Reputation: 426
I have a quick issue with this part of my code. Basically I'm using beautifulsoup to scrap a website. I need to extract only the email address from a href tag which is inside a div with a class (see below):
<div class="startup-email-link social-links-startup">
<a href="mailto:[email protected]">d</a>
</div>
And my code gives me this error: TypeError: 'int' object is not subscriptable
import requests
from bs4 import BeautifulSoup
import re
source_code = requests.get(item_url)
plain_text = source_code.text
soup = BeautifulSoup(plain_text, "html.parser")
for link in soup.find('div', {'class': 'startup-email-link'}):
href = link.find('a')['href']
print(href)
#href_final = re.compile('mailto')
#print(href_final)
Upvotes: 1
Views: 4080
Reputation: 22440
If parsing email is your only target, you can do that with few lines of code. Try the below one. Just fill in the item_url
field with that website link.
import requests
from bs4 import BeautifulSoup
item_url = "put your url here"
soup = BeautifulSoup(requests.get(item_url).text, "lxml")
for email in soup.select(".startup-email-link a[href^='mailto:']"):
print(email['href'])
Upvotes: 0
Reputation: 3535
soup.find
already returns a single tag, so no need to iterate on it.
You can just get the link as
soup.find('div', {'class': 'startup-email-link'}).find('a')['href']

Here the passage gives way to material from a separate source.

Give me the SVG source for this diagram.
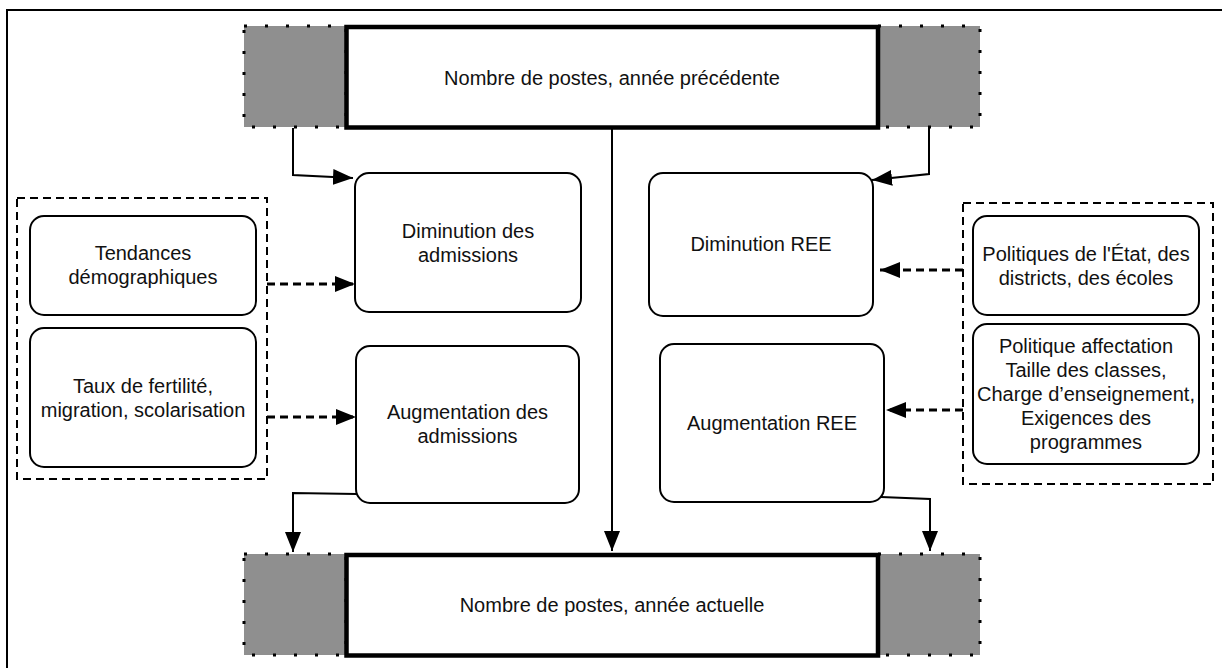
<svg xmlns="http://www.w3.org/2000/svg" width="1222" height="668" viewBox="0 0 1222 668">
  <defs>
    <marker id="arrow" markerUnits="userSpaceOnUse" markerWidth="21" markerHeight="16" refX="20" refY="8" orient="auto">
      <path d="M0,0 L20,8 L0,16 z" fill="#000"/>
    </marker>
    <style>
      text { font-family: "Liberation Sans", Arial, Helvetica, sans-serif; font-size: 20px; fill: #111; text-anchor: middle; }
      .frame { fill: none; stroke: #000; stroke-width: 2; }
      .main { fill: #fff; stroke: #000; stroke-width: 4.5; }
      .shade { fill: #8f8f8f; stroke: #000; stroke-width: 3; stroke-dasharray: 3 18; }
      .node { fill: #fff; stroke: #000; stroke-width: 2; }
      .group { fill: none; stroke: #000; stroke-width: 2; stroke-dasharray: 8 5; }
      .link { fill: none; stroke: #000; stroke-width: 2; marker-end: url(#arrow); }
      .dlink { fill: none; stroke: #000; stroke-width: 3; stroke-dasharray: 8 5; marker-end: url(#arrow); }
    </style>
  </defs>

  <rect width="1222" height="668" fill="#fff"/>
  <path class="frame" d="M7,668 L7,10 L1222,10"/>

  <!-- dashed groupings -->
  <rect class="group" x="17" y="198" width="250" height="281"/>
  <rect class="group" x="963" y="203" width="250" height="281"/>

  <!-- connectors -->
  <g id="connectors">
    <polyline class="link" points="293,128 293,175 353,178"/>
    <polyline class="link" points="929,128 929,174 872,180"/>
    <line class="link" x1="612" y1="128" x2="612" y2="551"/>
    <polyline class="link" points="357,494 293,493 293,552"/>
    <polyline class="link" points="881,497 930,499 930,551"/>
    <line class="dlink" x1="267" y1="284" x2="355" y2="284"/>
    <line class="dlink" x1="267" y1="417" x2="356" y2="417"/>
    <line class="dlink" x1="963" y1="270" x2="880" y2="270"/>
    <line class="dlink" x1="963" y1="410" x2="886" y2="410"/>
  </g>

  <g id="previous-year">
    <rect class="shade" x="244" y="26" width="102" height="101"/>
    <rect class="shade" x="878" y="26" width="102" height="101"/>
    <rect class="main" x="346.5" y="27" width="531.5" height="100.5"/>
    <text x="612" y="85">Nombre de postes, année précédente</text>
  </g>

  <g id="current-year">
    <rect class="shade" x="244" y="554" width="102" height="101"/>
    <rect class="shade" x="878" y="554" width="102" height="101"/>
    <rect class="main" x="346.5" y="555" width="531.5" height="100.5"/>
    <text x="612" y="612">Nombre de postes, année actuelle</text>
  </g>

  <g id="trends">
    <rect class="node" x="30" y="216" width="226" height="99" rx="14"/>
    <text x="143" y="260">Tendances</text>
    <text x="143" y="284">démographiques</text>
  </g>

  <g id="rates">
    <rect class="node" x="30" y="328" width="226" height="139" rx="14"/>
    <text x="143" y="393">Taux de fertilité,</text>
    <text x="143" y="417">migration, scolarisation</text>
  </g>

  <g id="admissions-down">
    <rect class="node" x="355" y="173" width="226" height="139" rx="14"/>
    <text x="468" y="238">Diminution des</text>
    <text x="468" y="262">admissions</text>
  </g>

  <g id="admissions-up">
    <rect class="node" x="356" y="346" width="223" height="157" rx="14"/>
    <text x="467.5" y="419">Augmentation des</text>
    <text x="467.5" y="443">admissions</text>
  </g>

  <g id="ree-down">
    <rect class="node" x="649" y="173" width="224" height="143" rx="14"/>
    <text x="761" y="251">Diminution REE</text>
  </g>

  <g id="ree-up">
    <rect class="node" x="660" y="344" width="224" height="158" rx="14"/>
    <text x="772" y="430">Augmentation REE</text>
  </g>

  <g id="policies">
    <rect class="node" x="973" y="216" width="226" height="99" rx="14"/>
    <text x="1086" y="261">Politiques de l'État, des</text>
    <text x="1086" y="285">districts, des écoles</text>
  </g>

  <g id="assignment">
    <rect class="node" x="973" y="324" width="226" height="140" rx="14"/>
    <text x="1086" y="353">Politique affectation</text>
    <text x="1086" y="377">Taille des classes,</text>
    <text x="1086" y="401">Charge d’enseignement,</text>
    <text x="1086" y="425">Exigences des</text>
    <text x="1086" y="449">programmes</text>
  </g>
</svg>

You may want to make it more robust in case the div with the class or the anchor tag is missing:
div = soup.find('div', {'class': 'startup-email-link'})
if div is None:
return None
anchor = div.find('a')
if anchor is None:
return None
return anchor['href']
Or you can use css selector if you prefer to keep it more concise:
selection = soup.select('div.startup-email-linak > a')
if not selection:
return None
return selection[0]['href']
Upvotes: 1